By Pinky Khoabane
Bathabile Dlamini & Dr Nkosazana Dlamini-Zuma
THE ANC National Conference is never without surprises. In Polokwane in 2007, former President Thabo Mbeki was left ashen, such was the shock that a man who had hardly completed formal schooling and whom he (Mbeki) had tried to remove from the political scene had risen to defeat him in his attempt to become ANC president for a third term.
He should have known that it was a contestation he was never going to win but his lieutenants had lied to him about the mood of the people in the branches.
Dr Nkosazana Dlamini-Zuma, who challenged now ANC President Cyril Ramaphosa, contested the deputy presidency alongside Mbeki, then. She lost to Kgalema Motlanthe, who was on the Jacob Zuma slate. By siding with Mbeki, she had aligned herself with one of the most unpopular presidents at the time and his attempt to run for a third term was seen as a way of denying Zuma his chance at being the president of the ANC.
The Mbeki slate was slaughtered, with each of the candidates for the Top 6 positions getting half the numbers of what Zuma’s slate got. Again the issue of the ANCWL commitment to having a woman in the presidency came into question. The League had earlier that year been non-committal and evasive about a woman in the presidency but as the year wore on, pressure mounted and it was forced to make some pronouncements, which included among others, that it would fight for women to occupy 50% of all leadership positions. Well we know how that has turned out. The ANC structures – branches, zones, regions, provinces- are dominated by men.
In the lead-up to Polokwane, the names of Phumzile Mlambo-Ngcuka and Dlamini-Zuma as possible presidential candidates that the ANCWL would likely support began to emerge. But by then the ANC Youth League had endorsed the slate that had Zuma for president and Motlanthe for deputy president. The ANCWL would later, not only endorse Zuma as the presidential candidate but also, Motlanthe as deputy president.
If Mbeki/Dlamini-Zuma slate had won in Polokwane , she may have been able to secure the president’s position in Mangaung in what has come to be known as the ANC’s tradition that the deputy president becomes the president.
It wasn’t to be and by the time the next conference was held in Mangaung, Motlanthe had joined a faction which wanted to oust Zuma. Politics being what it is, Zuma invited Ramaphosa back into the political fold to contest the deputy presidency. A source close to Ramaphosa told me at the time that Ramaphosa phoned Motlanthe and advised him to stick with Zuma as deputy president and advance to the presidency in 2017 or risk being beaten by him to the deputy presidency in Mangaung. Motlanthe didn’t heed the advice and he was beaten.
Five years later, Dlamini-Zuma was back in the presidential race, this time flanked by many of Zuma’s supporters.
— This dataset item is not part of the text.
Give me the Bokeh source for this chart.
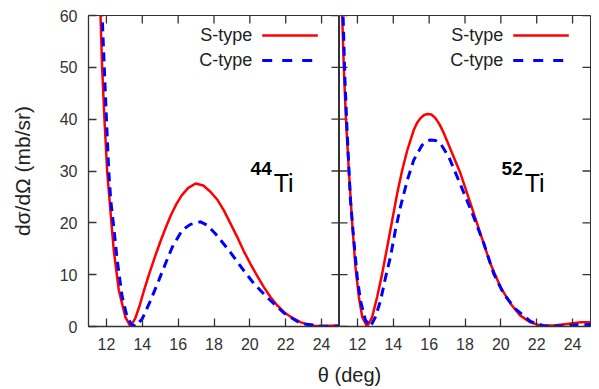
import math
from bokeh.plotting import figure
from bokeh.layouts import row, column
from bokeh.models import Range1d, FixedTicker, Label
from bokeh.embed import file_html
from bokeh.resources import INLINE

FONT = "Liberation Sans"
AX = "#333333"

# ---------------- data ----------------
x_ticks = [12, 14, 16, 18, 20, 22, 24]
y_ticks = [0, 10, 20, 30, 40, 50, 60]
series_names = ["S-type", "C-type"]

# 44Ti
th44_s = [11.5, 11.67, 11.76, 11.89, 12.04, 12.23, 12.41, 12.69, 13.06, 13.34, 13.6, 13.85,
          14.1, 14.4, 14.7, 15.0, 15.3, 15.6, 15.9, 16.2, 16.55, 16.97, 17.4, 17.8,
          18.2, 18.55, 18.9, 19.29, 19.65, 20.03, 20.4, 20.78, 21.15, 21.52, 22.0, 22.45,
          22.85, 23.2, 23.6, 24.0, 25.0]
s44 = [78, 60, 50, 40, 30, 22, 14.7, 7.0, 1.8, 0, 1.5, 4.0,
       7.0, 10.3, 13.4, 16.3, 19.0, 21.5, 23.6, 25.3, 26.7, 27.6, 27.2, 26.0,
       24.4, 22.4, 20.0, 17.3, 14.6, 12.1, 9.8, 7.6, 5.7, 4.1, 2.5, 1.5,
       0.8, 0.4, 0.15, 0.1, 0.2]
th44_c = [11.5, 11.76, 12.0, 12.13, 12.25, 12.41, 12.6, 12.88, 13.16, 13.4, 13.62, 14.0,
          14.46, 14.92, 15.29, 15.67, 16.23, 16.69, 17.25, 17.6, 18.08, 18.83, 19.57, 20.22,
          20.97, 21.9, 22.82, 24.0, 25.0]
c44 = [76, 60, 40, 30, 24, 19.2, 12.8, 5.7, 1.8, 0.4, 0, 1.5,
       5.0, 8.9, 12.1, 15.3, 18.6, 19.7, 20.2, 19.6, 17.9, 14.7, 11.2, 8.3,
       5.6, 2.6, 0.6, 0.05, 0.05]

# 52Ti
th52_s = [11.0, 11.15, 11.24, 11.36, 11.52, 11.71, 11.89, 12.08, 12.27, 12.54, 12.82, 13.1,
          13.38, 13.66, 13.94, 14.22, 14.5, 14.78, 15.14, 15.33, 15.52, 15.72, 15.92, 16.12,
          16.35, 16.58, 16.82, 17.37, 17.75, 18.31, 18.86, 19.42, 19.98, 20.54, 21.09, 21.65,
          22.21, 22.95, 23.7, 24.45, 25.0]
s52 = [80, 60, 50, 40, 30.2, 19.9, 11.5, 5.7, 1.8, 0, 1.8, 5.7,
       10.2, 15.3, 20.5, 25.7, 30.2, 34.0, 37.9, 39.3, 40.2, 40.8, 41.0, 40.9,
       40.2, 39.0, 37.3, 32.7, 29.5, 23.7, 17.9, 12.1, 7.6, 4.4, 2.1, 0.8,
       0.2, 0.2, 0.5, 0.8, 0.8]
th52_c = [11.0, 11.2, 11.3, 11.42, 11.61, 11.8, 11.99, 12.17, 12.45, 12.73, 13.0, 13.29,
          13.57, 13.84, 14.12, 14.4, 14.78, 15.14, 15.61, 15.85, 16.08, 16.35, 16.63, 17.1,
          17.56, 18.03, 18.49, 19.05, 19.6, 20.16, 20.81, 21.65, 22.4, 23.3, 24.2, 25.0]
c52 = [80, 60, 48, 38, 24.4, 16.6, 9.5, 5.0, 1.2, 0, 1.8, 5.0,
       9.5, 13.4, 18.6, 23.1, 28.2, 32.1, 35.0, 35.7, 36.0, 35.9, 35.3, 32.7,
       28.9, 25.0, 21.1, 16.0, 10.2, 6.3, 3.4, 1.0, 0.1, 0.1, 0.3, 0.4]

RED = "#ff0000"
BLUE = "#0000ff"
DASH = "9 6"


def panel(width, left_border, right_border, show_y, th_s, ys, th_c, yc, mass):
    kw = dict(width=width, height=359, x_range=Range1d(11, 25), y_range=Range1d(0, 60),
              output_backend="svg", toolbar_location=None,
              min_border_left=left_border, min_border_right=right_border,
              min_border_top=15, min_border_bottom=33)
    if not show_y:
        kw["y_axis_location"] = None
    p = figure(**kw)
    p.xgrid.visible = False
    p.ygrid.visible = False
    p.outline_line_color = AX
    p.outline_line_width = 1.0
    p.outline_line_alpha = 1.0
    p.background_fill_color = "white"
    p.border_fill_color = "white"

    axes = [p.xaxis[0]] + ([p.yaxis[0]] if show_y else [])
    for ax in axes:
        ax.major_tick_in = 8
        ax.major_tick_out = 0
        ax.minor_tick_line_color = None
        ax.major_tick_line_color = AX
        ax.major_tick_line_width = 1.3
        ax.axis_line_color = AX
        ax.axis_line_width = 1.3
        ax.major_label_text_font = FONT
        ax.major_label_text_font_size = "16px"
        ax.major_label_text_color = AX
        ax.major_label_standoff = 11
    p.xaxis.ticker = FixedTicker(ticks=x_ticks)
    if show_y:
        p.yaxis.ticker = FixedTicker(ticks=y_ticks)
        p.yaxis.axis_label = "dσ/dΩ (mb/sr)"
        p.yaxis.axis_label_text_font = FONT
        p.yaxis.axis_label_text_font_size = "21px"
        p.yaxis.axis_label_text_font_style = "normal"
        p.yaxis.axis_label_text_color = "#222222"
        p.yaxis.axis_label_standoff = 23

    # mirrored inward ticks (top, right, and left where no axis)
    p.scatter(x=x_ticks, y=[60] * len(x_ticks), marker="dash", angle=math.pi / 2,
              size=16, line_color=AX, line_width=1.3)
    p.scatter(x=[25] * len(y_ticks), y=y_ticks, marker="dash", size=16,
              line_color=AX, line_width=1.3)
    if not show_y:
        p.scatter(x=[11] * len(y_ticks), y=y_ticks, marker="dash", size=16,
                  line_color=AX, line_width=1.3)

    # curves
    p.line(th_s, ys, line_color=RED, line_width=2.5)
    p.line(th_c, yc, line_color=BLUE, line_width=3, line_dash=DASH)

    # key (gnuplot style: label then sample)
    p.add_layout(Label(x=20.13, y=56.2, text=series_names[0], text_align="right",
                       text_baseline="middle", text_font=FONT, text_font_size="18px",
                       text_color="#222222"))
    p.add_layout(Label(x=20.13, y=51.4, text=series_names[1], text_align="right",
                       text_baseline="middle", text_font=FONT, text_font_size="18px",
                       text_color="#222222"))
    p.line([20.69, 23.79], [56.15, 56.15], line_color=RED, line_width=2.5)
    p.line([20.69, 23.5], [51.3, 51.3], line_color=BLUE, line_width=3, line_dash="10 10")

    # nucleus label
    p.add_layout(Label(x=20.04, y=30.5, text=mass, text_align="left",
                       text_baseline="alphabetic", text_font=FONT, text_font_size="19px",
                       text_font_style="bold", text_color="black"))
    p.add_layout(Label(x=21.33, y=27.7, text="Ti", text_align="left",
                       text_baseline="alphabetic", text_font=FONT, text_font_size="25px",
                       text_color="black"))
    return p


p1 = panel(339, 88, 0, True, th44_s, s44, th44_c, c44, "44")
p2 = panel(252, 0, 1, False, th52_s, s52, th52_c, c52, "52")

p3 = figure(width=591, height=29, x_range=Range1d(0, 591), y_range=Range1d(0, 29),
            output_backend="svg", toolbar_location=None, min_border=0,
            x_axis_location=None, y_axis_location=None)
p3.outline_line_color = None
p3.xgrid.visible = False
p3.ygrid.visible = False
p3.add_layout(Label(x=349, y=14, text="θ (deg)", text_align="center",
                    text_baseline="alphabetic", text_font=FONT, text_font_size="20px",
                    text_color="#222222"))

layout = column(row(p1, p2), p3)
open("out.html", "w").write(file_html(layout, INLINE))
And Ramaphosa triumphed in what was probably the most fiercely contested presidential race in the history of the ANC. In what is a shocker and an indictment on all the delegates of the ANC is how only one position, the lowest in the Top 6, went to a woman. The irony of wanting a woman president and to ending up with only one – as a deputy secretary general – can only be described as a huge step backwards.
Women Being Their Worst Enemies
Things were a little different this time around. The ANCWL went out very early to endorse Dlamini-Zuma as the preferred presidential candidate. There has been accusations among members that there was not enough consultation done in choosing the candidate. And immediately, the Dlamini-Zuma candidacy fell into the ANC’s factional male political interests. The MKVA and ANCYL, seen as allies of Zuma, publicly declared their endorsement of Dlamini-Zuma.
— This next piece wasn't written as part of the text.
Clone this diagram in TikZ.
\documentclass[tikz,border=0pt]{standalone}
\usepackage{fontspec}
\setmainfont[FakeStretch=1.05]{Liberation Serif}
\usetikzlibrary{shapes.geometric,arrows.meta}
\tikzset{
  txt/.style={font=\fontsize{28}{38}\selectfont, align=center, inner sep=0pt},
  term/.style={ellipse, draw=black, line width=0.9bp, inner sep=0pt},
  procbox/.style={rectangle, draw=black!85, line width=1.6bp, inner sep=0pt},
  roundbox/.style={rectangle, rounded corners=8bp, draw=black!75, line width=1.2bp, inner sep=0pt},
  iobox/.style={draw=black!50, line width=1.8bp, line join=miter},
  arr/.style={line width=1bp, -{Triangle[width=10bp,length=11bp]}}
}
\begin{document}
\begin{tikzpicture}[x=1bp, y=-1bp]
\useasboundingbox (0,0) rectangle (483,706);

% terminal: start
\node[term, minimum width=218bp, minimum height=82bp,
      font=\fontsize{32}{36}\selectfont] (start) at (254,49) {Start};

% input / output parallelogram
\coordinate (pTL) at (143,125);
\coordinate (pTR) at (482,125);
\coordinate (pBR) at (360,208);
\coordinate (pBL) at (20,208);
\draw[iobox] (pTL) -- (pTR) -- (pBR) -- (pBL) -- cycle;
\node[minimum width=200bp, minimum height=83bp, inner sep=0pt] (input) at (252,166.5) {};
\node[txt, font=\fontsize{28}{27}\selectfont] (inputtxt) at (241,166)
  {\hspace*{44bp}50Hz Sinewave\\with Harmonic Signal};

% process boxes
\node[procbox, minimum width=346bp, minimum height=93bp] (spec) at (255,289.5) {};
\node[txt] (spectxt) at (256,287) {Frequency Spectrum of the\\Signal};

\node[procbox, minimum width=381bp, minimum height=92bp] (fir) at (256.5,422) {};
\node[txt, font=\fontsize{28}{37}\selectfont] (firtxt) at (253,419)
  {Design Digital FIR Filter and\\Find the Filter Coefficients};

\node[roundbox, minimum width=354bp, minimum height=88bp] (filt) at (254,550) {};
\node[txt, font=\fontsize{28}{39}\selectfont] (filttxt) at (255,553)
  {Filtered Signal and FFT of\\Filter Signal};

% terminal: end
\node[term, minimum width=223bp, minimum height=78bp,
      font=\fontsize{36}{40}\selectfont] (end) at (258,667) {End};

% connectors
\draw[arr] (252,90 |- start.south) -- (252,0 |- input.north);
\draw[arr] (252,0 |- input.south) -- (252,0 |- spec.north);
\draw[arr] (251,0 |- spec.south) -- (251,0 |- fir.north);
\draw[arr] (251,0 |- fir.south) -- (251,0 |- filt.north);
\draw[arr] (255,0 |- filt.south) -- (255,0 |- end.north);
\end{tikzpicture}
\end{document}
Two other women emerged as presidential hopefuls; Lindiwe Sisulu and Baleka Mbete. They were seen as the spoilers in some circles. Those who wanted to divide the women’s vote to weaken Dlamini-Zuma’s attempt at the presidency.
It could be said there was merit perhaps in the accusations given that they both ended up on the Ramaphosa slate; Sisulu as his prefererred deputy presidential candidate and Mbete simply endorsing him. However, they would argue that they couldn’t align themselves with the Dlamini-Zuma slate. Sisulu has consistently called for a break from the Zuma reign as a means of building confidence and renewing brand ANC.
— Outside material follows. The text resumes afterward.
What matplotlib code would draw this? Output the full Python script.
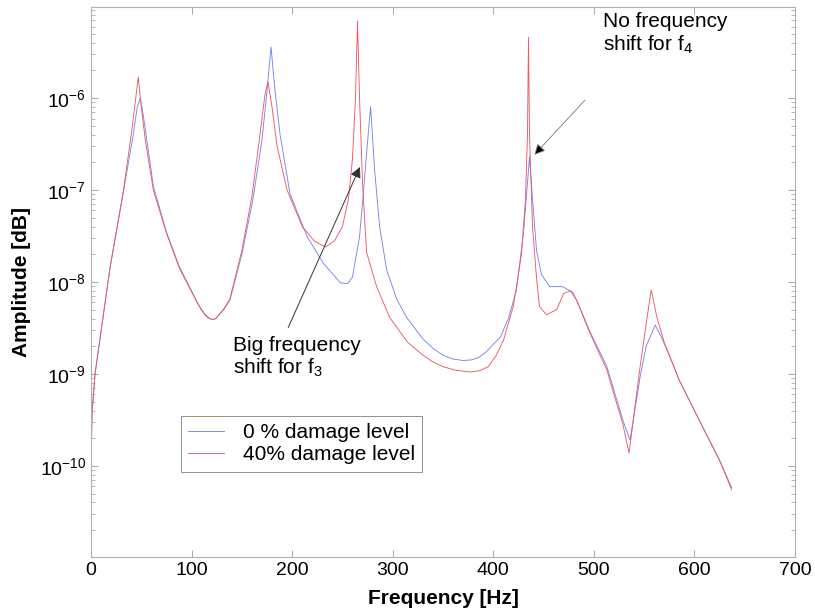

David Mabuza emerged as the deputy president of the party beating Sisulu. It was reported in the media that ANCWL’s President Bathabile Dlamini said she had voted for Mabuza over Sisulu but struggled to articulate why she had done so. The fact that Mabuza won means he had the women’s vote. The simple reason Dlamini voted for Mabuza and most likely for Ace Magashule too is that the women had voted along ANC’s factional male interests.
Ultimately, the ANCWL was never endorsing a woman for the sake of advancing women’s issues. It endorsed one woman and it would not support the others. It had endorsed a woman who was most likely decided upon by the ANC male faction supporting Zuma.
The ANCWL’s stance in ANC elections tells us more about it’s independence or lack thereof than it’s commitment to women’s issues. It is embedded within the male factions of the ANC. A woman president will only emerge the day the men in the ANC decide it is time.